Some members spike +21.3 mg/dL. Others spike +36.2. The only way to know how you'll spike is to measure with a Signos CGM.
Flax seeds are a near-neutral food on the glucose curve. A tablespoon of ground flax contains roughly 2g of net carbs and 2g of fiber, with most of the seed's mass coming from fat (ALA omega-3s) and protein. That biochemistry explains the +24.7 mg/dL cohort average across 19,627 logs — and the +23.9 mg/dL alone baseline, which is effectively whatever the cohort happened to eat with their flax that day.

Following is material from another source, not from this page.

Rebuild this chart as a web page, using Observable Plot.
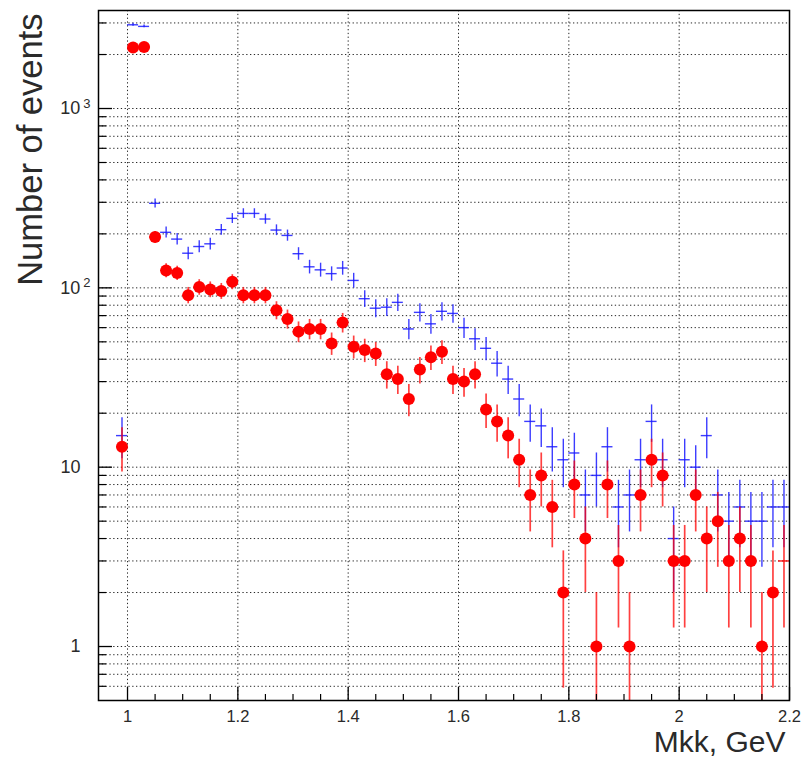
<!DOCTYPE html>
<html>
<head>
<meta charset="utf-8">
<script src="https://cdn.jsdelivr.net/npm/d3@7"></script>
<script src="https://cdn.jsdelivr.net/npm/@observablehq/plot@0.6"></script>
<style>
  html, body { margin: 0; padding: 0; background: #fff; }
</style>
</head>
<body>
<div id="chart"></div>
<script>
// ---- data (bin centers in GeV, event counts per 0.02 GeV bin) ----
const binCenters = [
  0.99, 1.01, 1.03, 1.05, 1.07, 1.09, 1.11, 1.13, 1.15, 1.17, 1.19,
  1.21, 1.23, 1.25, 1.27, 1.29, 1.31, 1.33, 1.35, 1.37, 1.39,
  1.41, 1.43, 1.45, 1.47, 1.49, 1.51, 1.53, 1.55, 1.57, 1.59,
  1.61, 1.63, 1.65, 1.67, 1.69, 1.71, 1.73, 1.75, 1.77, 1.79,
  1.81, 1.83, 1.85, 1.87, 1.89, 1.91, 1.93, 1.95, 1.97, 1.99,
  2.01, 2.03, 2.05, 2.07, 2.09, 2.11, 2.13, 2.15, 2.17, 2.19
];
const binWidth = 0.02;

const redCounts = [
  13, 2190, 2200, 192, 125, 121, 91, 101, 98, 96, 108,
  91, 91, 91, 75, 67, 57, 59, 59, 49, 64,
  47, 45, 43, 33, 31, 24, 35, 41, 44, 31,
  30, 33, 21, 18, 15, 11, 7, 9, 6, 2,
  8, 4, 1, 8, 3, 1, 7, 11, 9, 3,
  3, 7, 4, 5, 3, 4, 3, 1, 2, 3
];

const blueCounts = [
  15, 2930, 2870, 296, 204, 187, 156, 170, 176, 211, 244,
  260, 260, 242, 210, 196, 155, 131, 126, 120, 129,
  110, 87, 77, 78, 83, 59, 73, 63, 74, 72,
  60, 52, 46, 38, 31, 24, 18, 17, 13, 11,
  12, 7, 9, 13, 6, 7, 11, 18, 11, 4,
  11, 10, 15, 7, 5, 6, 5, 5, 6, 6
];

const xMajorTicks = [1, 1.2, 1.4, 1.6, 1.8, 2, 2.2];
const xTickLabels = ["1", "1.2", "1.4", "1.6", "1.8", "2", "2.2"];
const yMajorTicks = [1, 10, 100, 1000];
const yTickLabels = ["1", "10", "10^2", "10^3"];
const xTitle = "Mkk, GeV";
const yTitle = "Number of events";
const xDomain = [0.9474, 2.2];
const yDomain = [0.5, 3520];

// ---- derived tables ----
const W = 802, H = 763;
const mL = 98, mR = 13, mT = 10, mB = 63;
const frameW = W - mL - mR, frameH = H - mT - mB;

function table(counts) {
  return binCenters.map((x, i) => {
    const v = counts[i], e = Math.sqrt(v);
    return { x, v, lo: Math.max(v - e, yDomain[0] / 4), hi: v + e };
  });
}
const red = table(redCounts);
const blue = table(blueCounts);
const redMarkers = red.filter(d => d.x + binWidth / 2 < xDomain[1] - 1e-9);

const xMinorTicks = d3.ticks(1, 2.2, 24).filter(d => Math.abs(d * 5 - Math.round(d * 5)) > 1e-6);
const yGrid = [], yMinorTicks = [];
for (let e = -1; e <= 3; e++) {
  for (let k = 1; k <= 9; k++) {
    const v = +(k * Math.pow(10, e)).toPrecision(6);
    if (v > yDomain[0] && v < yDomain[1]) {
      yGrid.push(v);
      if (k !== 1) yMinorTicks.push(v);
    }
  }
}
const xLabelMap = new Map(xMajorTicks.map((d, i) => [d, xTickLabels[i]]));
const yLabelMap = new Map(yMajorTicks.map((d, i) => [d, yTickLabels[i]]));

const BLUE = "#1a1aff", REDC = "#ff0000";
const dots = "1.3,2.5";
const TXT = "#2a2a2a";

const svg = Plot.plot({
  width: W, height: H,
  marginLeft: mL, marginRight: mR, marginTop: mT, marginBottom: mB,
  style: { fontFamily: "'Liberation Sans', Arial, Helvetica, sans-serif", fontSize: "18px", color: TXT, background: "#fff" },
  x: { domain: xDomain },
  y: { type: "log", domain: yDomain },
  marks: [
    Plot.gridY(yGrid, { stroke: "#000", strokeOpacity: 0.85, strokeWidth: 1, strokeDasharray: dots }),
    Plot.gridX(xMajorTicks.slice(0, -1), { stroke: "#000", strokeOpacity: 0.85, strokeWidth: 1, strokeDasharray: dots }),

    // blue series: crosses (bin-width bar + sqrt(N) error bar)
    Plot.ruleY(blue, { y: "v", x1: d => d.x - binWidth / 2, x2: d => d.x + binWidth / 2, stroke: BLUE, strokeWidth: 1.4, strokeOpacity: 0.85, clip: true }),
    Plot.ruleX(blue, { x: "x", y1: "lo", y2: "hi", stroke: BLUE, strokeWidth: 1.4, strokeOpacity: 0.85, clip: true }),

    // red series: error bars + filled circles
    Plot.ruleY(red, { y: "v", x1: d => d.x - binWidth / 2, x2: d => d.x + binWidth / 2, stroke: REDC, strokeWidth: 1.6, strokeOpacity: 0.8, clip: true }),
    Plot.ruleX(red, { x: "x", y1: "lo", y2: "hi", stroke: REDC, strokeWidth: 1.7, strokeOpacity: 0.75, clip: true }),
    Plot.dot(redMarkers, { x: "x", y: "v", r: 6, fill: REDC, stroke: "none" }),

    Plot.frame({ stroke: "#000", strokeWidth: 1.5 }),

    // inward ticks
    Plot.tickX(xMajorTicks, { x: d => d, insetTop: frameH - 13, stroke: "#000", strokeWidth: 1.3 }),
    Plot.tickX(xMinorTicks, { x: d => d, insetTop: frameH - 6, stroke: "#000", strokeWidth: 1.2 }),
    Plot.tickY(yMajorTicks, { y: d => d, insetRight: frameW - 14, stroke: "#000", strokeWidth: 1.3 }),
    Plot.tickY(yMinorTicks, { y: d => d, insetRight: frameW - 8, stroke: "#000", strokeWidth: 1.2 }),

    Plot.axisX(xMajorTicks, { tickSize: 0, tickPadding: 10, fontSize: 16.5, label: null, tickFormat: d => xLabelMap.get(d) }),
    Plot.axisY(yMajorTicks, { tickSize: 0, tickPadding: 18, fontSize: 18, label: null, tickFormat: d => yLabelMap.get(d) }),

    Plot.text([xTitle], { frameAnchor: "bottom-right", text: d => d, dx: -4, dy: 51, textAnchor: "end", fontSize: 30, fill: TXT }),
    Plot.text([yTitle], { frameAnchor: "top-left", text: d => d, rotate: -90, textAnchor: "end", dx: -81, dy: 3, fontSize: 34.5, fill: TXT })
  ]
});

// superscript exponents on the log-axis labels
d3.select(svg).selectAll('g[aria-label="y-axis tick label"] text').each(function () {
  const t = this.textContent;
  if (t.includes("^")) {
    const [base, exp] = t.split("^");
    const sel = d3.select(this);
    sel.text(base);
    sel.append("tspan").attr("dx", 3).attr("dy", "-0.5em").attr("font-size", "13px").text(exp);
    const x0 = this.hasAttribute("x") ? +this.getAttribute("x") : 0;
    this.setAttribute("x", x0 + 10);
  }
});

document.getElementById("chart").appendChild(svg);
</script>
</body>
</html>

The whole-vs-ground question is mechanistically real (whole seeds resist digestion and pass through largely intact; ground flax is absorbed and delivers ALA, lignans, and the soluble fiber fraction) but the cohort gap is just −1.8 mg/dL — small at the glucose level. The dominant lever is the carrier food: cereal pairings averaged +28.7 mg/dL and baked-goods pairings +28.5 mg/dL, both about +5 mg/dL above the alone baseline. These are observational matched pairs, not causal.

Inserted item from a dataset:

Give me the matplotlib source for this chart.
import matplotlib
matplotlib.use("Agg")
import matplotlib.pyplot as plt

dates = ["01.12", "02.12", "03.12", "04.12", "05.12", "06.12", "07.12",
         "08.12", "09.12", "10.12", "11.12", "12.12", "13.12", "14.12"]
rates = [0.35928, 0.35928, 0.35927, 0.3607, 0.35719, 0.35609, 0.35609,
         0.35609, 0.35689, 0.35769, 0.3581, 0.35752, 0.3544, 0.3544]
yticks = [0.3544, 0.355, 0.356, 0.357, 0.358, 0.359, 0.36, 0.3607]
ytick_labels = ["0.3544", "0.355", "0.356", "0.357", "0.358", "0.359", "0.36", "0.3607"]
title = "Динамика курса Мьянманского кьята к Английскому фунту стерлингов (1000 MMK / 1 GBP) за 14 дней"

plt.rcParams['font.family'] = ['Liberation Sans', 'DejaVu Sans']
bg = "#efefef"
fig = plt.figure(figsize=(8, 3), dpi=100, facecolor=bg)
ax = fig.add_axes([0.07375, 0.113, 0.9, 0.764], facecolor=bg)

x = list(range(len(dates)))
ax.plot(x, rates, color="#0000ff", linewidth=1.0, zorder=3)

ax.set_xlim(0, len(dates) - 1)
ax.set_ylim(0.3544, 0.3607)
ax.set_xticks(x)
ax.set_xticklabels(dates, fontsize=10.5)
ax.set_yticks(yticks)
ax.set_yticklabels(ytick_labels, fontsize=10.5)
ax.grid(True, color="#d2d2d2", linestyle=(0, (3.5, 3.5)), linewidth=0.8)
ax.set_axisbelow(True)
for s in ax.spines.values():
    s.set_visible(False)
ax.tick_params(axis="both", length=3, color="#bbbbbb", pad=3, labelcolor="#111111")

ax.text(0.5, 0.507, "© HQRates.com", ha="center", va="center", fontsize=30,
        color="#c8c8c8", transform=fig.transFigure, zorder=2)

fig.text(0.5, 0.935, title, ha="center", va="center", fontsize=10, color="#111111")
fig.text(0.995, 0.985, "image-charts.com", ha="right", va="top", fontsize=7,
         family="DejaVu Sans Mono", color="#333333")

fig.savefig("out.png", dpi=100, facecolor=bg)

This page draws on 19,627 Signos production CGM meal logs containing flax seeds (n=2,930 unique members), collected between March 2025 and April 2026. Data were filtered to postprandial glucose responses (PPGR) between 0 and 100 mg/dL to exclude sensor artifacts. Form sub-cohorts (ground, whole, golden) were identified via regex against logged food names; context sub-cohorts (smoothie, oatmeal/yogurt, cereal, baked) were identified by anti-matching the alone baseline against carrier-food keywords. Modifier effects use Welch's t-test on matched pairs against the alone baseline; all reported deltas carry p<0.001 unless noted. The single-item flax-alone sub-cohort is small (n=205) because flax is rarely a standalone food — context cohort N's reflect the broader matched cohort. Minimum group threshold is 30 matched meals; high-confidence threshold is ≥500 logs.